Yeah this valley caught my eye one day while I was driving.


----------



## English Roofer (Dec 26, 2008)

Grumpy, can you tell me how my works going to be next year?
as i can tell by the last photo you can see in to the future! 
(look at the date lol)
Cheers
Dave


----------



## Grumpy (Oct 29, 2008)

Yeah I noticed the date also but I am too lazy to crop it out


----------



## Ed the Roofer (Sep 15, 2008)

It's not just the valley, but look at the alignment of the key way slot lines.

Notice anything?

Ed


----------



## Johnk (Oct 30, 2008)

Its a little bit of everything.Maybe a blind man working with a deaf mute?No I take that back,they would probably do better,lol.


----------



## T-LOCK (Apr 1, 2009)

Maybe things were going so smoothly on the one hip to the left of the valley, they decided to keep going to the other side. lol 
Do you think it dawned on them when they ran the dormer roof over the top
of their sideways roof?


----------



## tomstruble (Jan 19, 2009)

that first pic has the ultimate kick out flashing


----------



## tomstruble (Jan 19, 2009)

Ed the Roofer said:


> It's not just the valley, but look at the alignment of the key way slot lines.
> 
> Notice anything?
> 
> Ed


 
Ed your gettin picky in yout later yearsarty:


----------



## tinner666 (Oct 28, 2008)

Nice to see different techniques!


----------



## Grumpy (Oct 29, 2008)

I had two mutes working for me for one summer. They did good work and the customers loved that we were "helping them out", as the customers often put it,


----------



## urethaneroofer (Jul 2, 2009)

*rooftop lounge is open*

Thats the Funniest thing I've seen in a long, long time:laughing:. and definitely beats mine.


----------



## The Roofing God (Oct 31, 2008)

1ST PIC MAKES ME THINK Jed Clampett ran out of money,2nd the courses should be run horizontal,You`ll have more business in 2-4 years Grumpy !


----------



## Grumpy (Oct 29, 2008)

The Roofing God said:


> 1ST PIC MAKES ME THINK Jed Clampett ran out of money,2nd the courses should be run horizontal,You`ll have more business in 2-4 years Grumpy !
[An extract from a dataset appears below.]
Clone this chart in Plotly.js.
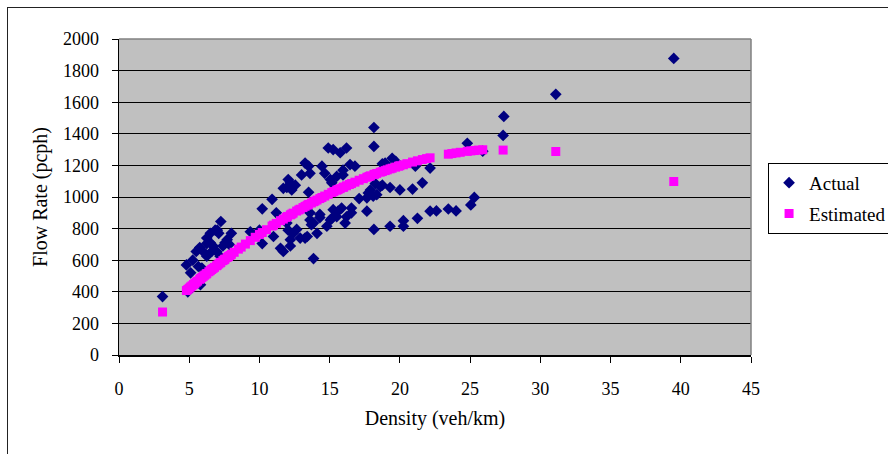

 TRG if I had to put a number on it, I'd seriously say 75% of our business is following these guys around fixing their mistakes. In terms of jobs sold 90% or greater are repairs, and the bulk of that is fixing mistakes of one kind or another, very seldom is it storm related or normal wear and tear. 

I could come up with exact numbers if I wanted to, but it's not even 6 am yet, and those are close enough.


----------



## dwightlightnin (Jul 30, 2009)

i get alot of my work from posting on craigslist.most of it is fixing goofy ass work like that!awesome gutter installation.downspouts probablly drain under the house!


----------



## Interloc (Apr 6, 2009)

Grumpy said:


> Yeah this valley caught my eye one day while I was driving.


 Now that is funny...thats a skill all on its own..:laughing:


----------